- **Exercise instructions**: Scan the material that follows. Copy every line containing the word "chart".

- **Material**:
□ □ □ □

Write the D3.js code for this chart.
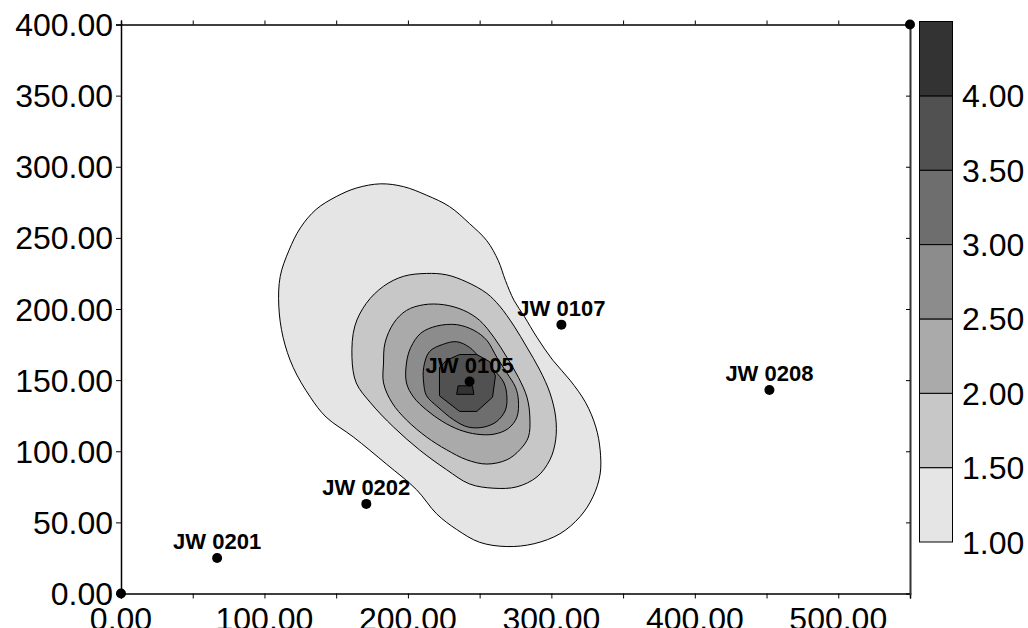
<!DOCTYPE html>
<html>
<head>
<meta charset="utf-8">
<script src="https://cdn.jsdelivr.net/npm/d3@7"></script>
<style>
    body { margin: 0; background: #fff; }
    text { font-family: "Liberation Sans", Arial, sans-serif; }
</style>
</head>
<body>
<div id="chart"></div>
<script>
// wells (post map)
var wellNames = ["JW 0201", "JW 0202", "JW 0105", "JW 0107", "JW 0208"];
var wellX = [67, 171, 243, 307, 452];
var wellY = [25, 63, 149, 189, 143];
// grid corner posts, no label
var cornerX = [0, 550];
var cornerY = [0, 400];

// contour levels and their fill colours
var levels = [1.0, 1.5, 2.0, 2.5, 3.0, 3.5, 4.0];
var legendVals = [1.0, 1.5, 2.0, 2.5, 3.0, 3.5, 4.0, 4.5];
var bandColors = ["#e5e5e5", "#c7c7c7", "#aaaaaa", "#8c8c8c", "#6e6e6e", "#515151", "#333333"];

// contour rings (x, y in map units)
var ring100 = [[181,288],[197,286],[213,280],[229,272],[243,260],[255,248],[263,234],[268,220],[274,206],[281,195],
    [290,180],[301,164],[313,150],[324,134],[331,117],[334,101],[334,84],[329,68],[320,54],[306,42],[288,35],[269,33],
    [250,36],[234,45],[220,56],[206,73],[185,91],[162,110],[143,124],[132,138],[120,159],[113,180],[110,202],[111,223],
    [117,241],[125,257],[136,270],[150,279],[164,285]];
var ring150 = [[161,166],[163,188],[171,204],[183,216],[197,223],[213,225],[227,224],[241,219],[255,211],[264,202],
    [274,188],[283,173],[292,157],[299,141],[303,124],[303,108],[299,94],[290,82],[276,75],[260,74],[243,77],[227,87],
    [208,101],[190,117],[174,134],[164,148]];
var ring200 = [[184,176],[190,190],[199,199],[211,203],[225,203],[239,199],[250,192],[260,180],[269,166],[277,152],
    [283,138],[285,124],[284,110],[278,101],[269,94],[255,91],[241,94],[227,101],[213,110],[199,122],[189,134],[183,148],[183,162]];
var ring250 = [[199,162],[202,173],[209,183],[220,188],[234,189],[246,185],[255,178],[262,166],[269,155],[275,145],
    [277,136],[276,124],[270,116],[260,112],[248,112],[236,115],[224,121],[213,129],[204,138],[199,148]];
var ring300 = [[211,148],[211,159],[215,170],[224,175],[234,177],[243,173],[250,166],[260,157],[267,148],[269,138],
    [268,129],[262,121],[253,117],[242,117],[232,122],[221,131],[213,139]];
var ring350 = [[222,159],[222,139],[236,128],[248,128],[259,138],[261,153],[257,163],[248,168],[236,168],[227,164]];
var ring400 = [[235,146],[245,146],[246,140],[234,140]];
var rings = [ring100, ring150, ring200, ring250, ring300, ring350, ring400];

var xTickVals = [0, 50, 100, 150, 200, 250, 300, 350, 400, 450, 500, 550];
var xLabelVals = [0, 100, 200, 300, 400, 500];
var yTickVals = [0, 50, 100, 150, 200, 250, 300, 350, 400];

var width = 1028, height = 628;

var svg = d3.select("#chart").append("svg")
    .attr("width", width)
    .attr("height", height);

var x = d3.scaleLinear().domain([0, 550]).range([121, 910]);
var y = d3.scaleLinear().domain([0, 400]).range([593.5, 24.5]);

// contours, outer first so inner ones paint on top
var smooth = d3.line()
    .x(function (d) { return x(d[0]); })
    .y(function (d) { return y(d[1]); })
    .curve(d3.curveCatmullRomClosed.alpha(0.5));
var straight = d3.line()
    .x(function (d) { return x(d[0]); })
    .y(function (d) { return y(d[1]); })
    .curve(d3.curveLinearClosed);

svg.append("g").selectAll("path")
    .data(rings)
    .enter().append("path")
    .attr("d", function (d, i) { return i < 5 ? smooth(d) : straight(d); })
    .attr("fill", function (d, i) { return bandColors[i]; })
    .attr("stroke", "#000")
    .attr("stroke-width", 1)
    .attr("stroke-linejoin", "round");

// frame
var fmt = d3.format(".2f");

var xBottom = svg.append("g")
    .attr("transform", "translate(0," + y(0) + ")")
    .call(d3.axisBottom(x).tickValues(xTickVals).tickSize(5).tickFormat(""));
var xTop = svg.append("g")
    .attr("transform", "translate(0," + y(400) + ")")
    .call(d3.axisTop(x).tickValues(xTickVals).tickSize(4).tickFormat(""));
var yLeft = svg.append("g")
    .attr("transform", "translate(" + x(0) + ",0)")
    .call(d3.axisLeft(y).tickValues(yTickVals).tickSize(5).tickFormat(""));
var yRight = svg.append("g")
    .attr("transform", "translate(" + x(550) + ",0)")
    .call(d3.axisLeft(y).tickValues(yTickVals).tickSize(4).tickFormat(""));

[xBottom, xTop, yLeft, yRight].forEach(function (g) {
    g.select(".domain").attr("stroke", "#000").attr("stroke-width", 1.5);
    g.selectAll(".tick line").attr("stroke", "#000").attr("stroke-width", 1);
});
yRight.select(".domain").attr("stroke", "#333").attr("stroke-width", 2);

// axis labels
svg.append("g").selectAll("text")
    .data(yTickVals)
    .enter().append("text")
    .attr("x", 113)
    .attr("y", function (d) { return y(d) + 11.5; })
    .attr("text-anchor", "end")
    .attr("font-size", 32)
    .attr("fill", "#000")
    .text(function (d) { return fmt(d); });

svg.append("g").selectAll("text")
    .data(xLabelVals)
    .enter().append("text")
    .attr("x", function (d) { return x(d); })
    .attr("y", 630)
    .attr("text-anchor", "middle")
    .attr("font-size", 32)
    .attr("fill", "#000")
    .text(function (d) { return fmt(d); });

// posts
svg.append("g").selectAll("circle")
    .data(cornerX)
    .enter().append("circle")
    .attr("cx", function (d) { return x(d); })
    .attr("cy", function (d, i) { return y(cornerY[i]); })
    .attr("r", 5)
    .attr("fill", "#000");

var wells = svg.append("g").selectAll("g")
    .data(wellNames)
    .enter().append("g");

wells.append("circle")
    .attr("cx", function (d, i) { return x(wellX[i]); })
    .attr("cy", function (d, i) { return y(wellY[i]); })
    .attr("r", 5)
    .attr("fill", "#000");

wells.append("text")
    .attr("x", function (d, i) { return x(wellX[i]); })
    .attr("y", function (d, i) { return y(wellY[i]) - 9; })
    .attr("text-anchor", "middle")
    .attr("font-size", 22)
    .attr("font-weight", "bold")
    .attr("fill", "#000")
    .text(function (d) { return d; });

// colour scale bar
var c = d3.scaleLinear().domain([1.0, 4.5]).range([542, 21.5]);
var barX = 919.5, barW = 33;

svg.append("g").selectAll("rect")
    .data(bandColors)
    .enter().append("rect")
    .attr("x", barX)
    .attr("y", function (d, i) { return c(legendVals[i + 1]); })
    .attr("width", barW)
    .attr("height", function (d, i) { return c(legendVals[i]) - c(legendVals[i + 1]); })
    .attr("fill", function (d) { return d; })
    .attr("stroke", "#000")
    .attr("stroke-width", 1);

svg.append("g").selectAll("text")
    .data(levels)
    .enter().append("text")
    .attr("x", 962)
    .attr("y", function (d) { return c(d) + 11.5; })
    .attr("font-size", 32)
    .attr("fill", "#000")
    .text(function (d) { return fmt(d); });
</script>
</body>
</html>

□ □ □ □

- **Solution**:
Write the D3.js code for this chart.
<div id="chart"></div>
var svg = d3.select("#chart").append("svg")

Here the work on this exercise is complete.